If men were jalāli and women were jamāli, this would limit the possibilities for either men or women to embody the full array of divine attributes. In this case, where one half of the human species is predominantly associated with a jamāli divine mode and the other with the jalāli mode, then one could say that any gendered human being is only able to reflect divinity partially. As such, humanity would lack the capacity for embodying all divine attributes, the criterion of human perfection, denying both men and women the ontological completeness inherent in this cosmology.[16]


This reading from Ibn ʿArabī reveals the limitations behind the traditional holistic view of the nature of human spirituality embodied by the concept of al-Insān al-Kāmil, or the full human being realization; Shaikh finds at the core of Ibn ‘Arabi argument that explicitly operates under the gender-inclusive premise.


Shaikh’s thesis lingers under the fundamental philosophical stance of Ibn ʿArabī as his teachings provide a variety of possibilities for a powerful, organic, and ontologically grounded critique of patriarchal power relations to both the individual exploring self-awareness, and to social formations.
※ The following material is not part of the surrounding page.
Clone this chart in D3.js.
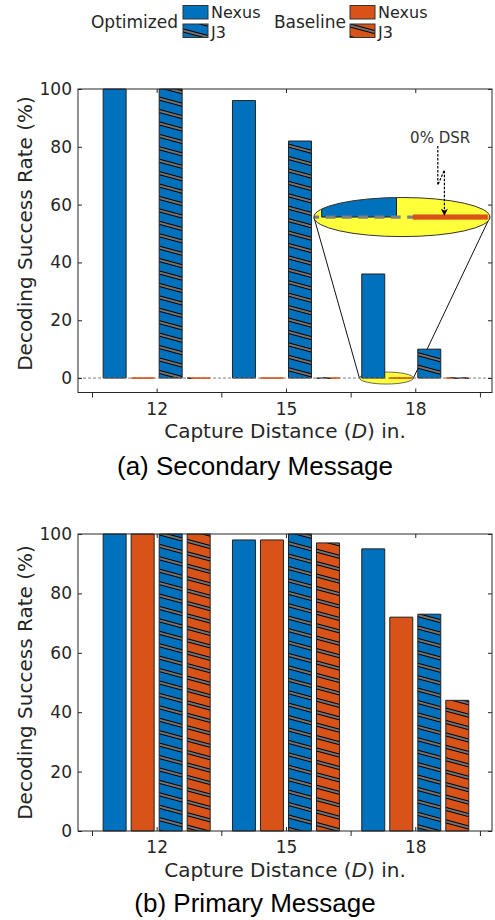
<!DOCTYPE html>
<html>
<head>
  <script src="https://d3js.org/d3.v7.min.js"></script>
  <style>
    body {
      margin: 0;
      background-color: #fff;
    }
    text {
      font-family: "DejaVu Sans", sans-serif;
    }
  </style>
</head>
<body>
  <script>
    const distances = [12, 15, 18];
    const seriesNames = ["Optimized Nexus", "Baseline Nexus", "Optimized J3", "Baseline J3"];

    // (a) secondary message
    const secOptNexus = [100, 96, 36];
    const secBaseNexus = [0, 0, 0];
    const secOptJ3 = [100, 82, 10];
    const secBaseJ3 = [0, 0, 0];

    // (b) primary message
    const priOptNexus = [100, 98, 95];
    const priBaseNexus = [100, 98, 72];
    const priOptJ3 = [100, 100, 73];
    const priBaseJ3 = [100, 97, 44];

    const yTicks = [0, 20, 40, 60, 80, 100];
    const sepTicks = [10.5, 13.5, 16.5, 19.5];

    const width = 495;
    const height = 920;
    const blue = "#0072BD";
    const orange = "#D95319";
    const ink = "#262626";

    const svg = d3.select("body").append("svg")
      .attr("width", width)
      .attr("height", height);

    const defs = svg.append("defs");

    function hatch(id, color) {
      const p = defs.append("pattern")
        .attr("id", id)
        .attr("patternUnits", "userSpaceOnUse")
        .attr("width", 12)
        .attr("height", 12)
        .attr("patternTransform", "rotate(15)");
      p.append("rect").attr("width", 12).attr("height", 12).attr("fill", color);
      p.append("rect").attr("x", 0).attr("y", 4).attr("width", 12).attr("height", 4)
        .attr("fill", "#000");
      p.append("rect").attr("x", 0).attr("y", 5.5).attr("width", 12).attr("height", 1)
        .attr("fill", "#e6e6e6");
    }
    hatch("hatchBlue", blue);
    hatch("hatchOrange", orange);

    const fills = [blue, orange, "url(#hatchBlue)", "url(#hatchOrange)"];

    const x = d3.scaleLinear().domain([10.175, 19.78]).range([78, 492]);
    const x1 = d3.scaleBand().domain(seriesNames).range([-1.3, 1.3])
      .paddingInner(0.18).paddingOuter(0.09);

    function rowsOf(values) {
      return distances.flatMap((d, i) => seriesNames.map((s, j) => ({
        d: d, s: s, v: values[j][i], fill: fills[j]
      })));
    }

    function barX(r) { return x(r.d + x1(r.s)); }
    function barW(r) { return x(r.d + x1(r.s) + x1.bandwidth()) - x(r.d + x1(r.s)); }

    function drawPanel(id, y, values, zeroLine) {
      const rows = rowsOf(values);
      const g = svg.append("g").attr("id", id);

      g.selectAll("rect.bar")
        .data(rows.filter(r => r.v > 0))
        .enter().append("rect")
        .attr("class", "bar")
        .attr("x", barX)
        .attr("width", barW)
        .attr("y", r => y(r.v))
        .attr("height", r => y(0) - y(r.v))
        .attr("fill", r => r.fill)
        .attr("stroke", "#222")
        .attr("stroke-width", 1)
        .attr("vector-effect", "non-scaling-stroke");

      if (zeroLine) {
        g.append("line")
          .attr("x1", x.range()[0]).attr("x2", x.range()[1])
          .attr("y1", y(0)).attr("y2", y(0))
          .attr("stroke", "#808080")
          .attr("stroke-width", 1)
          .attr("stroke-dasharray", "3,2");
      }

      // zero-height bars show as a thin strip
      g.selectAll("rect.zero")
        .data(rows.filter(r => r.v === 0))
        .enter().append("rect")
        .attr("class", "zero")
        .attr("x", barX)
        .attr("width", barW)
        .attr("y", y(0) - 0.8)
        .attr("height", 1.6)
        .attr("fill", r => r.fill);
      return g;
    }

    function drawAxes(y, yLow) {
      const g = svg.append("g");
      const [x0, xr] = x.range();
      const top = y(100), bottom = y(yLow);

      g.append("rect")
        .attr("x", x0).attr("y", top)
        .attr("width", xr - x0).attr("height", bottom - top)
        .attr("fill", "none").attr("stroke", ink).attr("stroke-width", 1);

      const styleAxis = a => {
        a.select(".domain").remove();
        a.selectAll("line").attr("stroke", ink);
        a.selectAll("text").attr("fill", ink).style("font-size", "17px")
          .style("font-family", "DejaVu Sans");
      };

      g.append("g").attr("transform", `translate(0,${bottom})`)
        .call(d3.axisBottom(x).tickValues(distances).tickSize(-4).tickPadding(10))
        .call(styleAxis);
      g.append("g").attr("transform", `translate(0,${bottom})`)
        .call(d3.axisBottom(x).tickValues(sepTicks).tickSize(5).tickFormat(""))
        .call(styleAxis);
      g.append("g").attr("transform", `translate(0,${top})`)
        .call(d3.axisTop(x).tickValues(distances).tickSize(-4).tickFormat(""))
        .call(styleAxis);
      g.append("g").attr("transform", `translate(${x0},0)`)
        .call(d3.axisLeft(y).tickValues(yTicks).tickSize(-4).tickPadding(6))
        .call(styleAxis);
      g.append("g").attr("transform", `translate(${xr},0)`)
        .call(d3.axisRight(y).tickValues(yTicks).tickSize(-4).tickFormat(""))
        .call(styleAxis);

      const xl = g.append("text")
        .attr("x", (x0 + xr) / 2)
        .attr("y", bottom + 45.5)
        .attr("text-anchor", "middle")
        .attr("fill", ink)
        .style("font-size", "20px");
      xl.append("tspan").text("Capture Distance (");
      xl.append("tspan").style("font-style", "italic").text("D");
      xl.append("tspan").text(") in.");

      g.append("text")
        .attr("transform", `translate(25,${(y(0) + y(100)) / 2}) rotate(-90)`)
        .attr("dy", "0.35em")
        .attr("text-anchor", "middle")
        .attr("fill", ink)
        .style("font-size", "20px")
        .text("Decoding Success Rate (%)");
    }

    function caption(txt, yPos) {
      svg.append("text")
        .attr("x", 255).attr("y", yPos)
        .attr("text-anchor", "middle")
        .attr("fill", "#000")
        .style("font-family", "Liberation Sans, Arial, sans-serif")
        .style("font-size", "26px")
        .text(txt);
    }

    // ---------- (a) Secondary Message ----------
    const yA = d3.scaleLinear().domain([-5, 100]).range([392.5, 89]);

    // magnifier: small lens near the 18 in. group, big lens up in the empty area
    const lensSmall = { cx: x(17.33), cy: yA(0), rx: 27, ry: 6 };
    const k = 3.26;
    const lensBig = { cx: x(17.69), cy: yA(55.7), rx: lensSmall.rx * k, ry: lensSmall.ry * k };

    svg.append("ellipse")
      .attr("cx", lensSmall.cx).attr("cy", lensSmall.cy)
      .attr("rx", lensSmall.rx).attr("ry", lensSmall.ry)
      .attr("fill", "#ffff3a").attr("stroke", "#444").attr("stroke-width", 0.8);
    [-1, 1].forEach(sgn => {
      svg.append("line")
        .attr("x1", lensBig.cx + sgn * lensBig.rx).attr("y1", lensBig.cy)
        .attr("x2", lensSmall.cx + sgn * lensSmall.rx).attr("y2", lensSmall.cy)
        .attr("stroke", "#111").attr("stroke-width", 1);
    });

    drawPanel("secContent", yA, [secOptNexus, secBaseNexus, secOptJ3, secBaseJ3], true);
    drawAxes(yA, -5);

    defs.append("clipPath").attr("id", "lens")
      .append("ellipse")
      .attr("cx", lensBig.cx).attr("cy", lensBig.cy)
      .attr("rx", lensBig.rx).attr("ry", lensBig.ry);

    svg.append("ellipse")
      .attr("cx", lensBig.cx).attr("cy", lensBig.cy)
      .attr("rx", lensBig.rx).attr("ry", lensBig.ry)
      .attr("fill", "#ffff3a");
    svg.append("g").attr("clip-path", "url(#lens)")
      .append("g")
      .attr("transform", `translate(${lensBig.cx},${lensBig.cy}) scale(${k}) translate(${-lensSmall.cx},${-lensSmall.cy})`)
      .append("use").attr("href", "#secContent");
    svg.append("ellipse")
      .attr("cx", lensBig.cx).attr("cy", lensBig.cy)
      .attr("rx", lensBig.rx).attr("ry", lensBig.ry)
      .attr("fill", "none").attr("stroke", "#333").attr("stroke-width", 1);

    // "0% DSR" annotation
    defs.append("marker").attr("id", "arrow")
      .attr("viewBox", "0 0 10 10").attr("refX", 9).attr("refY", 5)
      .attr("markerWidth", 8).attr("markerHeight", 7)
      .attr("markerUnits", "userSpaceOnUse")
      .attr("orient", "auto")
      .append("path").attr("d", "M0,0 L10,5 L0,10 L3,5 Z").attr("fill", "#000");

    const ax = x(17.88), ay = yA(81.3);
    svg.append("text")
      .attr("x", ax).attr("y", ay)
      .attr("fill", "#333")
      .style("font-size", "15px")
      .text("0% DSR");
    svg.append("path")
      .attr("d", `M${ax + 27.7},${ay + 3} V${ay + 42} L${ax + 34.3},${ay + 27} V${ay + 72}`)
      .attr("fill", "none")
      .attr("stroke", "#000")
      .attr("stroke-width", 1.2)
      .attr("stroke-dasharray", "2.5,1.5")
      .attr("marker-end", "url(#arrow)");

    caption("(a) Secondary Message", 475);

    // ---------- (b) Primary Message ----------
    const yB = d3.scaleLinear().domain([0, 100]).range([831, 534]);
    drawPanel("priContent", yB, [priOptNexus, priBaseNexus, priOptJ3, priBaseJ3], false);
    drawAxes(yB, 0);
    caption("(b) Primary Message", 912);

    // ---------- legend ----------
    const legend = svg.append("g");
    const groups = [
      { title: "Optimized", tx: 178, sx: 183, fills: [blue, "url(#hatchBlue)"] },
      { title: "Baseline", tx: 346, sx: 350, fills: [orange, "url(#hatchOrange)"] }
    ];
    groups.forEach(gr => {
      legend.append("text")
        .attr("x", gr.tx).attr("y", 27.5)
        .attr("text-anchor", "end")
        .attr("fill", ink)
        .style("font-size", "17px")
        .text(gr.title);
      ["Nexus", "J3"].forEach((lab, i) => {
        legend.append("rect")
          .attr("x", gr.sx).attr("y", 5.5 + i * 18.5)
          .attr("width", 25).attr("height", 13.5)
          .attr("fill", gr.fills[i])
          .attr("stroke", "#333").attr("stroke-width", 1);
        legend.append("text")
          .attr("x", gr.sx + 28).attr("y", 18 + i * 19.5)
          .attr("fill", ink)
          .style("font-size", "16px")
          .text(lab);
      });
    });
  </script>
</body>
</html>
He cleverly “negotiates contradictory prophetic traditions in a way that foregrounds gender-inclusivity and women’s full participation in the work of human existence”[17] while remaining faithful to the Islamic canon. What Shaikh aspires for, is for modern feminist scholars to see in Ibn ʿArabī’s examinations and critique of patriarchal discourses the potentiality to open up “spaces for prioritizing alternative modes of relationships—based on equality—between all human beings.”[18]


[1] Sa’diyya Shaikh, “In Search of ‘Al-Insān’: Sufism, Islamic Law, and Gender,” Journal of the American Academy of Religion 77, no. 4 (2009), 787. [2] Ibid., 801. [3] Ibid. 787. [4] Ibid., 788. [5] Ibid., 791. [6] Ibid., 795. [7] Shaikh stresses that this anecdote ironically illustrates that Rābiʿa’s spiritual goods are in fact, of a superior nature and capacity to that of Hasan, one of the foremost male Sufis of the time. [8] Ibid., 794. [9] Ibid, 797. [10] Ibid., 801. [11] Ibid., 799. [12] Ibid. [13] Ibid., 809. [14] Ibid., 807. [15] Ibid., 810. [16] Ibid. [17] Ibid. [18] Ibid., 818.